My only concern is that Presbyterians have become so bad at doing this stuff that it may get lost forever.


Monday, March 16, 2015

 

Judgement and Justification

Chelsen Vicari:
We so badly want to appease everyone, that many Evangelical Christians mistake Jesus’ words, “Judge not, that you be not judged,” to mean accommodate sin so as not to offend. Well-intentioned or not, I fear Evangelicals have confused being non-judgmental with justification and affirmation.

[...]

Mind you, I’m not just talking about hot button issues like same-sex marriage or even abortion. In far too many churches that I have visited, simply words like “Hell,” “sin,” and “transformation” are avoided because they invoke negative connotations with the Gospel.

Hear me loud and clear: I am not endorsing mean-spirited criticisms, insults, and discrimination within the Church. Christ was clear on judgment. But he was also clear on righteously rebuking and turning away from sinfulness. (See John 8:3-11)

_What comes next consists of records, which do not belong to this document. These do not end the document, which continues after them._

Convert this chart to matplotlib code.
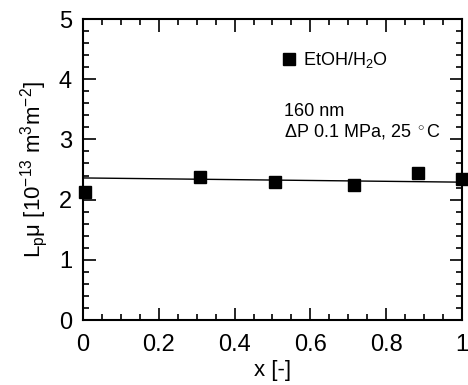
import matplotlib
matplotlib.use("Agg")
import matplotlib.pyplot as plt
from matplotlib.ticker import MultipleLocator

plt.rcParams['font.family'] = ['Liberation Sans', 'DejaVu Sans']
plt.rcParams['mathtext.fontset'] = 'custom'
plt.rcParams['mathtext.rm'] = 'Liberation Sans'
plt.rcParams['mathtext.it'] = 'Liberation Sans'

x_vals = [0.005, 0.31, 0.507, 0.715, 0.885, 1.0]
lp_mu = [2.13, 2.38, 2.30, 2.25, 2.44, 2.34]
fit_x = [0.0, 1.0]
fit_y = [2.36, 2.29]

fig = plt.figure(figsize=(4.68, 3.85), dpi=100)
ax = fig.add_axes([0.1774, 0.1688, 0.8096, 0.7818])

ax.plot(fit_x, fit_y, color='black', lw=1.0, zorder=2)
ax.plot(x_vals, lp_mu, 's', color='black', ms=8, clip_on=False, zorder=3,
        label='EtOH/H$_2$O')

ax.set_xlim(0, 1)
ax.set_ylim(0, 5)
ax.xaxis.set_major_locator(MultipleLocator(0.2))
ax.xaxis.set_minor_locator(MultipleLocator(0.05))
ax.yaxis.set_major_locator(MultipleLocator(1))
ax.yaxis.set_minor_locator(MultipleLocator(0.2))
ax.set_xticks([0, 0.2, 0.4, 0.6, 0.8, 1.0])
ax.set_xticklabels(['0', '0.2', '0.4', '0.6', '0.8', '1'])
ax.tick_params(which='both', direction='in', top=True, right=True, labelsize=17, width=1.2)
ax.tick_params(which='major', length=9)
ax.tick_params(axis='x', which='major', pad=10)
ax.tick_params(axis='y', which='major', pad=8)
ax.tick_params(which='minor', length=4)
for s in ax.spines.values():
    s.set_linewidth(1.5)

ax.set_xlabel('x [-]', fontsize=16, labelpad=3)
ax.set_ylabel(r'L$_\mathrm{p}$$\mu$ [10$^{-13}$ m$^3$m$^{-2}$]', fontsize=16, labelpad=6)

ax.legend(loc='upper left', bbox_to_anchor=(0.5, 0.92), frameon=False, fontsize=13,
          handletextpad=0.3, borderaxespad=0, handlelength=1.0, markerscale=1)
ax.text(0.53, 0.72, '160 nm\n$\\Delta$P 0.1 MPa, 25 $^\\circ$C', transform=ax.transAxes,
        fontsize=13, va='top', ha='left', linespacing=1.1)

fig.savefig('out.png', dpi=100)
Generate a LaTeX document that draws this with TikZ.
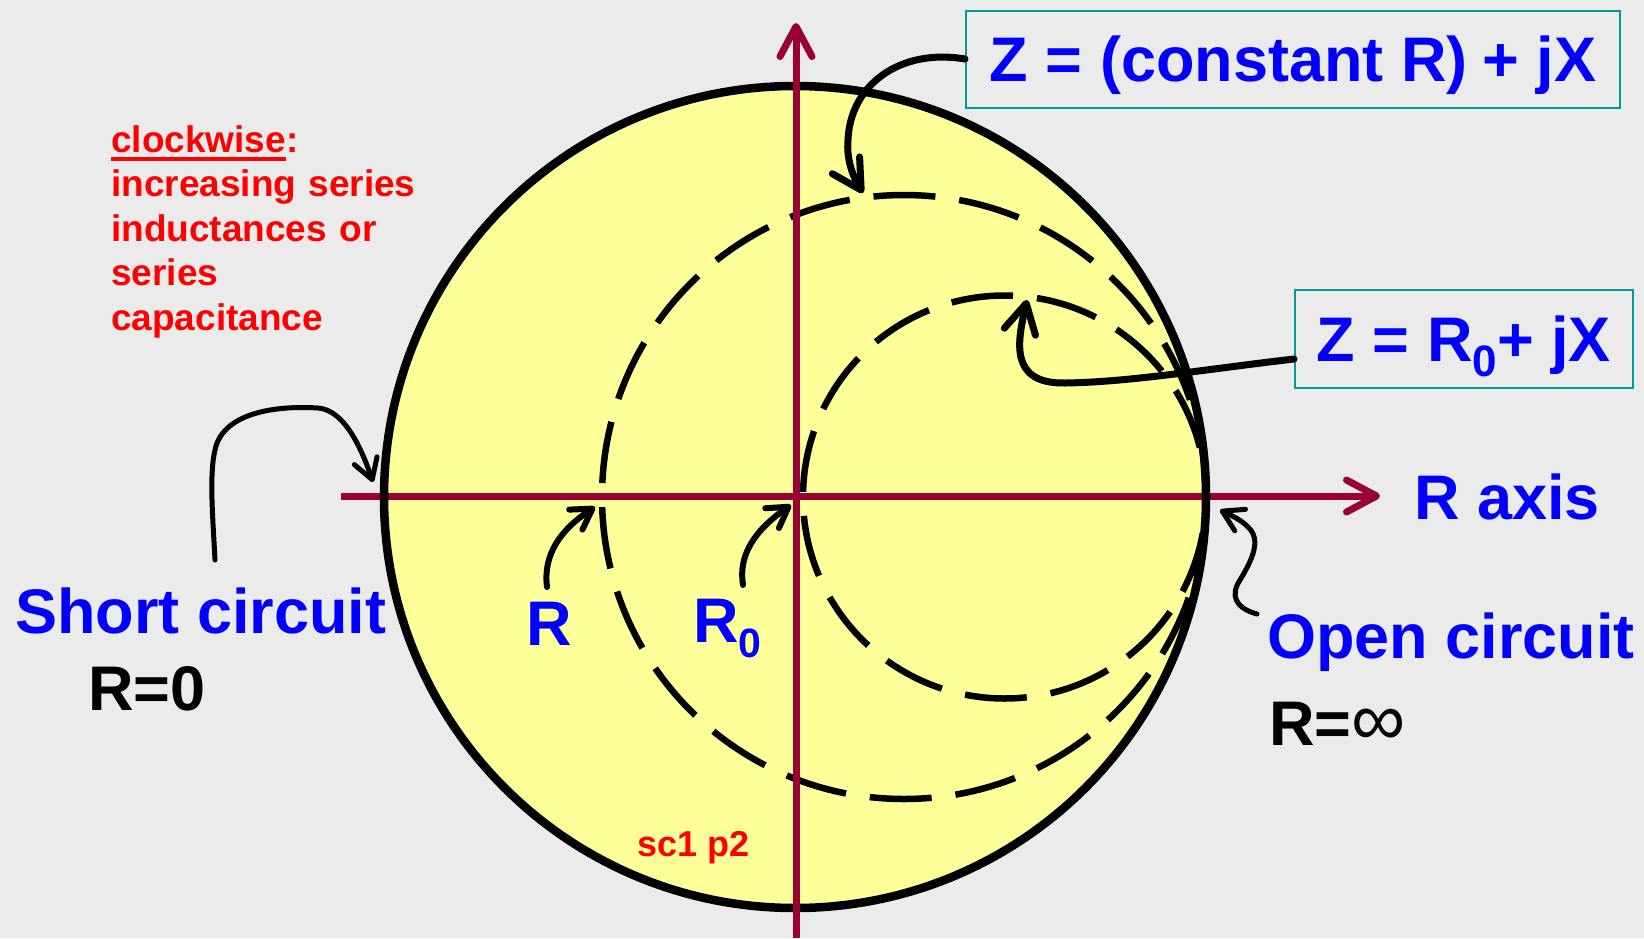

Talking this week with a local pastor, I was introduced to the stark reality of socially accepted Jesus. Nathan Knight is the pastor of Restoration Church, a relatively new church plant in a Northwest neighborhood of Washington D.C. Pastor Knight said that contemporary urban culture “loves gentle Jesus. They love traditional nice good teacher Jesus. They love tolerant Jesus. They don’t love judgmental Jesus.”
I could not agree more. And what really bothers me about this trend is how it cheapens grace. Without and understanding of sin, what need is there for grace and at that point Christianity simply becomes a banner for "Feed the Poor."

The church is here to fix the world, really and truly, but the great news of the Gospel of Christ is that the process starts by fixing us. Yet we act as if there is nothing wrong with us, it's just the world that needs fixing.

Don't know about you, but I need fixing.